# Flex vs: Direct Delivery



## Driver2448 (Mar 8, 2017)

Are they one and the same? 

The reason I'm asking is because I have an interview tomorrow with Direct Delivery Service and I'm a bit confused. They provide the vehicles and insurance, along with uniforms. I know Flex is your own car but both companies are through Amazon. 

Is Direct Delivery Amazon's official delivery company or what?


----------



## nighthawk398 (Jul 21, 2015)

They probably just have a contract to deliver Amazon packages like many courier companies do


----------



## jester121 (Sep 6, 2016)

"Both companies"? 

No, Flex is not a company. It's a department or program within Amazon. 

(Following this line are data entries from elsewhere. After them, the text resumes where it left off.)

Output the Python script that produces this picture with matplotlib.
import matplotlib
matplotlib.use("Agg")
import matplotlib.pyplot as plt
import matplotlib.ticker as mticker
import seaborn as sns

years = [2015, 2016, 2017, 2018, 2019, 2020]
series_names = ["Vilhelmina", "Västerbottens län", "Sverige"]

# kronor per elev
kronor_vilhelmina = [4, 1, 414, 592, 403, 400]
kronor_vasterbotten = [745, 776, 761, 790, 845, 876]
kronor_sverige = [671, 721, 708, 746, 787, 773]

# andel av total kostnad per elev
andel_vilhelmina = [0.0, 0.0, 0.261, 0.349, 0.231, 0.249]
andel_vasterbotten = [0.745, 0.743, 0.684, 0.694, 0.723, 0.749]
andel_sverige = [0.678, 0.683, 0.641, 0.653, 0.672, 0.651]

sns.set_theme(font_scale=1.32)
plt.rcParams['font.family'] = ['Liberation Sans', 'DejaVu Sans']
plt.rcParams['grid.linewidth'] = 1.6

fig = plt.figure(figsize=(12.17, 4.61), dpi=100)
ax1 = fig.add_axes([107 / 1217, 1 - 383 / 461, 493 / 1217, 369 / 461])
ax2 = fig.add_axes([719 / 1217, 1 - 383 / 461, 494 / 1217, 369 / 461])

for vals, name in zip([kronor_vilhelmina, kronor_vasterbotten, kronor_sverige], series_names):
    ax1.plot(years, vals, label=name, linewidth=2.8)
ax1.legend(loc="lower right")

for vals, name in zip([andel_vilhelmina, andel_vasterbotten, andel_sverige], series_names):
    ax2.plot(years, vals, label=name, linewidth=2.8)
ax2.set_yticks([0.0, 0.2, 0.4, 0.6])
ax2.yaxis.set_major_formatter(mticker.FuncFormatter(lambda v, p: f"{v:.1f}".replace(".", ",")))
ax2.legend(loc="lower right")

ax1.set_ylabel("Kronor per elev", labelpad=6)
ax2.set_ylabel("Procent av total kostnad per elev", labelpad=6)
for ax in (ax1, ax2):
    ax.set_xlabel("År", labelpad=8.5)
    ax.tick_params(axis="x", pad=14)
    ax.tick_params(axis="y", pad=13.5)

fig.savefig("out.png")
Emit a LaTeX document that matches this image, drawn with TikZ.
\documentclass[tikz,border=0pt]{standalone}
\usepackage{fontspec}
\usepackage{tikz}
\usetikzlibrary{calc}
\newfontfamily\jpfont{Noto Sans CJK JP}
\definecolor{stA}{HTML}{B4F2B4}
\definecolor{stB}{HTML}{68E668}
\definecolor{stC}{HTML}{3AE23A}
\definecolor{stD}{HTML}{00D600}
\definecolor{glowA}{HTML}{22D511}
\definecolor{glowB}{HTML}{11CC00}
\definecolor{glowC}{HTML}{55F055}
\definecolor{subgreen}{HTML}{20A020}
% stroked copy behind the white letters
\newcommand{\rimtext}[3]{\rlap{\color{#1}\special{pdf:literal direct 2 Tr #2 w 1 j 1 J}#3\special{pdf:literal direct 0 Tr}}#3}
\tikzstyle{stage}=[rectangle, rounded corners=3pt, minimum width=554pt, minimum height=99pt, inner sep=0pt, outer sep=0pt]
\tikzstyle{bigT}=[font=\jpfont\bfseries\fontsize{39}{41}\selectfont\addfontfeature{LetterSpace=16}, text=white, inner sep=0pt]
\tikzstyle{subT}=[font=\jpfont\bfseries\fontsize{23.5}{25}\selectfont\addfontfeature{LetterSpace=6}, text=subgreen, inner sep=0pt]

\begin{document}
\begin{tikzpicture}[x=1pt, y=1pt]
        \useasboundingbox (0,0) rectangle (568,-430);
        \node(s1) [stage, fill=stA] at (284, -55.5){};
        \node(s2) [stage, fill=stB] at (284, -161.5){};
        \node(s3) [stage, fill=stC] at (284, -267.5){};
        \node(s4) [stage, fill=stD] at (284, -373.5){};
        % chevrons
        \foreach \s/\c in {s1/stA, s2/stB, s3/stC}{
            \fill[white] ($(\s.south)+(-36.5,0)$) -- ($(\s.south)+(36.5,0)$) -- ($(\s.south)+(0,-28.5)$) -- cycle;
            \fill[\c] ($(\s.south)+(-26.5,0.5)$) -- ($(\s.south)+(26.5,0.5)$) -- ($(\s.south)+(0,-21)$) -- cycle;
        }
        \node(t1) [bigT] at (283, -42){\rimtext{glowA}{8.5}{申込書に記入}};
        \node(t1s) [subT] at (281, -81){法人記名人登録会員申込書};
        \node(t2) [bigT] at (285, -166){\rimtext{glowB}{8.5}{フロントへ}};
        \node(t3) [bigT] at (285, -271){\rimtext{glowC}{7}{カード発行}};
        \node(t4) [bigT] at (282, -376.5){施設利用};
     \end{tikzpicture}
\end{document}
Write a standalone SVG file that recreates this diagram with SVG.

I agree with nighthawk, probably a white van contractor that hires you to do the work in their van.


----------



## Amsoil Uber Connect (Jan 14, 2015)

Let us know what they offer.


----------



## oicu812 (Aug 29, 2016)

DDS is same as DSP (Delivery Service Provider) meaning white vans.


----------



## Woohaa (Jan 15, 2017)

How much is the hourly?


----------



## Bygosh (Oct 9, 2016)

Only reason to work for white vans is because you couldn't get hired by UPS or FedEx. Which is exactly what happens here, drivers with less then desirable driving or criminal history don't get hired by UPS or FedEx so they go to the bottom of the barrel Amazon!


----------